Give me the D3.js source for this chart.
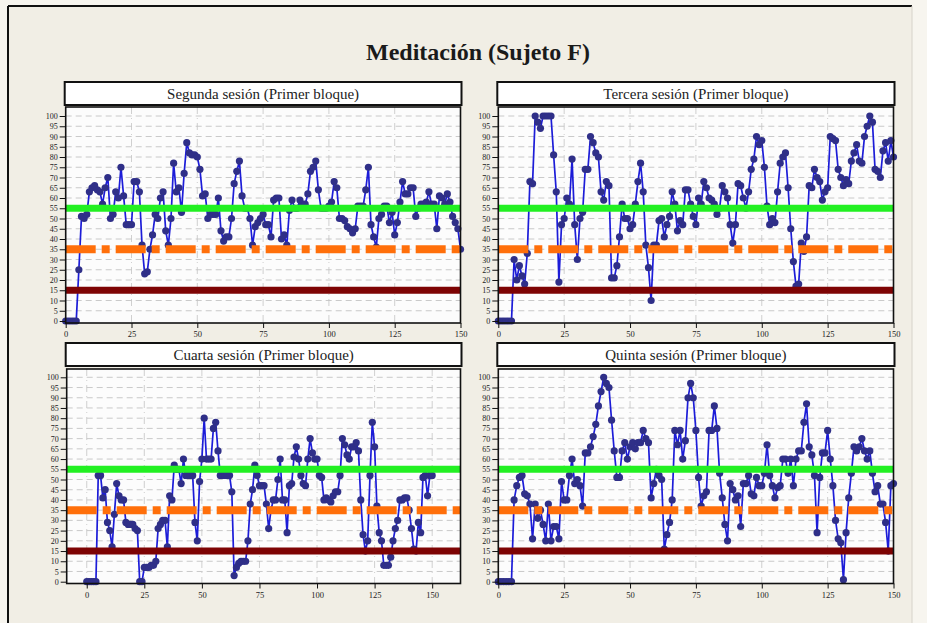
<!DOCTYPE html>
<html>
<head>
<meta charset="utf-8">
<script src="https://cdn.jsdelivr.net/npm/d3@7"></script>
<style>
  body { margin: 0; background: #f7f5ef; }
  svg { display: block; }
</style>
</head>
<body>
<div id="chart"></div>
<script>
// 1. SETUP
const width = 927;
const height = 623;

// --- DATA (one value per sample, sample index = x) ---
const segunda = [
    0, 0, 0, 0, 0, 25, 51, 50, 52, 63,
    65, 66, 64, 63, 57, 65, 70, 50, 52, 63,
    60, 75, 61, 47, 47, 47, 68, 68, 63, 37,
    23, 24, 35, 42, 52, 50, 60, 63, 44, 37,
    50, 77, 63, 65, 53, 72, 87, 82, 81, 81,
    80, 74, 61, 62, 50, 52, 52, 52, 60, 44,
    39, 41, 41, 50, 67, 73, 78, 61, 55, 55,
    50, 37, 46, 48, 50, 52, 47, 47, 41, 59,
    60, 60, 40, 42, 37, 54, 59, 55, 55, 59,
    57, 57, 62, 73, 75, 78, 64, 55, 55, 55,
    56, 58, 68, 65, 50, 50, 49, 46, 45, 43,
    45, 56, 56, 56, 64, 75, 47, 41, 36, 50,
    52, 56, 56, 48, 53, 42, 48, 58, 68, 62,
    62, 65, 65, 51, 55, 57, 57, 58, 63, 57,
    57, 45, 61, 60, 57, 62, 58, 51, 48, 45,
    35
];
const tercera = [
    0, 0, 0, 0, 0, 0, 30, 20, 27, 22,
    18, 33, 68, 67, 100, 97, 94, 100, 100, 100,
    100, 81, 63, 19, 47, 50, 60, 57, 79, 47,
    30, 50, 53, 74, 74, 90, 87, 82, 80, 63,
    59, 68, 66, 21, 21, 27, 41, 57, 50, 50,
    45, 47, 57, 68, 77, 63, 37, 26, 10, 37,
    37, 49, 50, 41, 47, 51, 63, 57, 44, 49,
    47, 64, 64, 57, 51, 47, 60, 57, 68, 65,
    60, 59, 57, 52, 55, 66, 63, 60, 47, 38,
    47, 67, 66, 60, 55, 63, 74, 79, 90, 86,
    88, 75, 56, 47, 50, 48, 63, 77, 80, 82,
    65, 45, 29, 17, 18, 38, 34, 41, 66, 65,
    74, 70, 68, 59, 63, 65, 90, 89, 88, 74,
    70, 66, 69, 67, 78, 82, 86, 78, 77, 90,
    95, 100, 97, 74, 73, 70, 83, 87, 78, 88,
    80
];
const cuarta = [
    0, 0, 0, 0, 0, 52, 52, 41, 45, 29,
    25, 17, 33, 48, 42, 40, 40, 29, 28, 28,
    28, 26, 25, 0, 0, 7, 7, 7, 8, 8,
    10, 26, 28, 30, 30, 17, 42, 40, 57, 55,
    55, 48, 60, 52, 52, 52, 52, 29, 20, 49,
    60, 80, 60, 60, 60, 75, 78, 64, 52, 52,
    52, 52, 52, 44, 3, 7, 9, 10, 10, 10,
    20, 38, 45, 57, 52, 47, 47, 47, 38, 26,
    35, 40, 40, 50, 60, 40, 40, 24, 47, 48,
    61, 66, 60, 52, 48, 47, 60, 70, 63, 60,
    60, 52, 51, 40, 41, 40, 39, 42, 44, 44,
    52, 70, 67, 62, 60, 66, 66, 68, 64, 40,
    23, 15, 20, 52, 78, 66, 37, 24, 20, 8,
    8, 8, 12, 20, 26, 30, 40, 40, 41, 41,
    35, 26, 16, 15, 29, 24, 51, 52, 42, 52,
    52
];
const quinta = [
    0, 0, 0, 0, 0, 0, 40, 47, 51, 52,
    43, 42, 38, 21, 38, 31, 35, 28, 20, 38,
    20, 27, 27, 21, 49, 40, 40, 52, 60, 48,
    50, 47, 37, 63, 63, 66, 71, 77, 86, 93,
    100, 97, 95, 79, 64, 51, 51, 64, 68, 60,
    66, 68, 65, 68, 68, 74, 70, 68, 41, 48,
    55, 52, 50, 16, 23, 29, 40, 74, 67, 74,
    60, 69, 90, 97, 90, 74, 51, 37, 42, 44,
    74, 74, 86, 75, 53, 41, 28, 20, 48, 45,
    40, 42, 27, 48, 48, 52, 43, 42, 51, 47,
    47, 53, 67, 52, 47, 41, 46, 47, 60, 60,
    53, 60, 47, 60, 64, 64, 78, 87, 66, 62,
    52, 24, 51, 63, 63, 74, 60, 47, 30, 21,
    19, 1, 24, 41, 53, 66, 64, 66, 70, 64,
    60, 64, 53, 44, 47, 38, 38, 29, 15, 47,
    48
];

// reference levels
const levelHigh = 55;
const levelMid = 35;
const levelLow = 15;

// tick labels
const yTicks = [0, 5, 10, 15, 20, 25, 30, 35, 40, 45, 50, 55, 60, 65, 70, 75, 80, 85, 90, 95, 100];
const xTicks = [0, 25, 50, 75, 100, 125, 150];

const mainTitle = "Meditación (Sujeto F)";
const panelTitles = [
    "Segunda sesión (Primer bloque)",
    "Tercera sesión (Primer bloque)",
    "Cuarta sesión (Primer bloque)",
    "Quinta sesión (Primer bloque)"
];

// --- PANEL LAYOUT ---
const panels = [
    { title: panelTitles[0], values: segunda, xDomain: [0, 150], left: 65.7, right: 460.5, top: 107, bottom: 323, y0: 321, y100: 116, boxTop: 82 },
    { title: panelTitles[1], values: tercera, xDomain: [0, 150], left: 498.3, right: 893.5, top: 107, bottom: 323, y0: 321, y100: 116, boxTop: 82 },
    { title: panelTitles[2], values: cuarta, xDomain: [-8.7, 162.3], left: 66.7, right: 460.5, top: 369, bottom: 583.5, y0: 581.7, y100: 377.3, boxTop: 343 },
    { title: panelTitles[3], values: quinta, xDomain: [0, 150], left: 498.3, right: 893.5, top: 369, bottom: 583.5, y0: 581.7, y100: 377.3, boxTop: 343 }
];

const svg = d3.select("#chart")
    .append("svg")
    .attr("width", width)
    .attr("height", height)
    .attr("viewBox", [0, 0, width, height]);

// page + frame
svg.append("rect")
    .attr("x", 8).attr("y", 6)
    .attr("width", 904).attr("height", height - 6)
    .attr("fill", "#f1eee5");
svg.append("line")
    .attr("x1", 8).attr("x2", 912).attr("y1", 6).attr("y2", 6)
    .attr("stroke", "#111").attr("stroke-width", 2);
svg.append("line")
    .attr("x1", 8).attr("x2", 8).attr("y1", 6).attr("y2", height)
    .attr("stroke", "#111").attr("stroke-width", 2);
svg.append("line")
    .attr("x1", 912).attr("x2", 912).attr("y1", 6).attr("y2", height)
    .attr("stroke", "#d6d3ca").attr("stroke-width", 1);

// main title
svg.append("text")
    .attr("x", 478)
    .attr("y", 60)
    .attr("text-anchor", "middle")
    .attr("font-family", "'Liberation Serif', 'Times New Roman', serif")
    .attr("font-weight", "bold")
    .attr("font-size", "24px")
    .attr("fill", "#1a1a1a")
    .text(mainTitle);

// --- DRAW EACH PANEL ---
function drawPanel(p) {
    const x = d3.scaleLinear().domain(p.xDomain).range([p.left, p.right]);
    const y = d3.scaleLinear().domain([0, 100]).range([p.y0, p.y100]);
    const g = svg.append("g");

    // plot background
    g.append("rect")
        .attr("x", p.left).attr("y", p.top)
        .attr("width", p.right - p.left).attr("height", p.bottom - p.top)
        .attr("fill", "#fcfcfc");

    // horizontal grid (dashed)
    g.append("g")
        .selectAll("line")
        .data(yTicks.slice(1))
        .join("line")
        .attr("x1", p.left).attr("x2", p.right)
        .attr("y1", d => y(d)).attr("y2", d => y(d))
        .attr("stroke", "#bdbdbd")
        .attr("stroke-width", 0.8)
        .attr("stroke-dasharray", "6,4");

    // vertical grid
    g.append("g")
        .selectAll("line")
        .data(xTicks.filter(d => x(d) > p.left + 1 && x(d) < p.right - 1))
        .join("line")
        .attr("x1", d => x(d)).attr("x2", d => x(d))
        .attr("y1", p.top).attr("y2", p.bottom)
        .attr("stroke", "#c4c4c4")
        .attr("stroke-width", 0.8)
        .attr("stroke-dasharray", "7,4,1,4");

    // data line
    const line = d3.line()
        .x((d, i) => x(i))
        .y(d => y(d));

    g.append("path")
        .datum(p.values)
        .attr("fill", "none")
        .attr("stroke", "#1c1cd8")
        .attr("stroke-width", 1.7)
        .attr("d", line);

    g.append("g")
        .selectAll("circle")
        .data(p.values)
        .join("circle")
        .attr("cx", (d, i) => x(i))
        .attr("cy", d => y(d))
        .attr("r", 3.6)
        .attr("fill", "#2f2f88");

    // reference levels (drawn over the data)
    g.append("line")
        .attr("x1", p.left).attr("x2", p.right)
        .attr("y1", y(levelHigh)).attr("y2", y(levelHigh))
        .attr("stroke", "#22f022")
        .attr("stroke-width", 7);

    g.append("line")
        .attr("x1", p.left).attr("x2", p.right)
        .attr("y1", y(levelMid)).attr("y2", y(levelMid))
        .attr("stroke", "#ff6f0a")
        .attr("stroke-width", 8)
        .attr("stroke-dasharray", "30,6,8,6");

    g.append("line")
        .attr("x1", p.left).attr("x2", p.right)
        .attr("y1", y(levelLow)).attr("y2", y(levelLow))
        .attr("stroke", "#7d0303")
        .attr("stroke-width", 7);

    // frame
    g.append("rect")
        .attr("x", p.left).attr("y", p.top)
        .attr("width", p.right - p.left).attr("height", p.bottom - p.top)
        .attr("fill", "none")
        .attr("stroke", "#111")
        .attr("stroke-width", 1.6);

    // axes
    g.append("g")
        .attr("transform", `translate(${p.left},0)`)
        .call(d3.axisLeft(y).tickValues(yTicks).tickSize(6).tickPadding(2))
        .call(a => a.select(".domain").remove())
        .call(a => a.selectAll("line").attr("stroke", "#111"))
        .call(a => a.selectAll("text")
            .attr("font-family", "'Liberation Serif', serif")
            .attr("font-size", "8px")
            .attr("fill", "#222"));

    g.append("g")
        .attr("transform", `translate(0,${p.bottom})`)
        .call(d3.axisBottom(x).tickValues(xTicks).tickSize(5).tickPadding(3))
        .call(a => a.select(".domain").remove())
        .call(a => a.selectAll("line").attr("stroke", "#111"))
        .call(a => a.selectAll("text")
            .attr("font-family", "'Liberation Serif', serif")
            .attr("font-size", "8.5px")
            .attr("fill", "#222"));

    // title box
    g.append("rect")
        .attr("x", p.left - 1).attr("y", p.boxTop)
        .attr("width", p.right - p.left + 2).attr("height", 23)
        .attr("fill", "#ffffff")
        .attr("stroke", "#111")
        .attr("stroke-width", 2);

    g.append("text")
        .attr("x", (p.left + p.right) / 2)
        .attr("y", p.boxTop + 17)
        .attr("text-anchor", "middle")
        .attr("font-family", "'Liberation Serif', 'Times New Roman', serif")
        .attr("font-size", "15px")
        .attr("fill", "#222")
        .text(p.title);
}

panels.forEach(drawPanel);
</script>
</body>
</html>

Given request:
Pick out each line in the material containing "chart".

Exercise result:
Give me the D3.js source for this chart.
<div id="chart"></div>
const svg = d3.select("#chart")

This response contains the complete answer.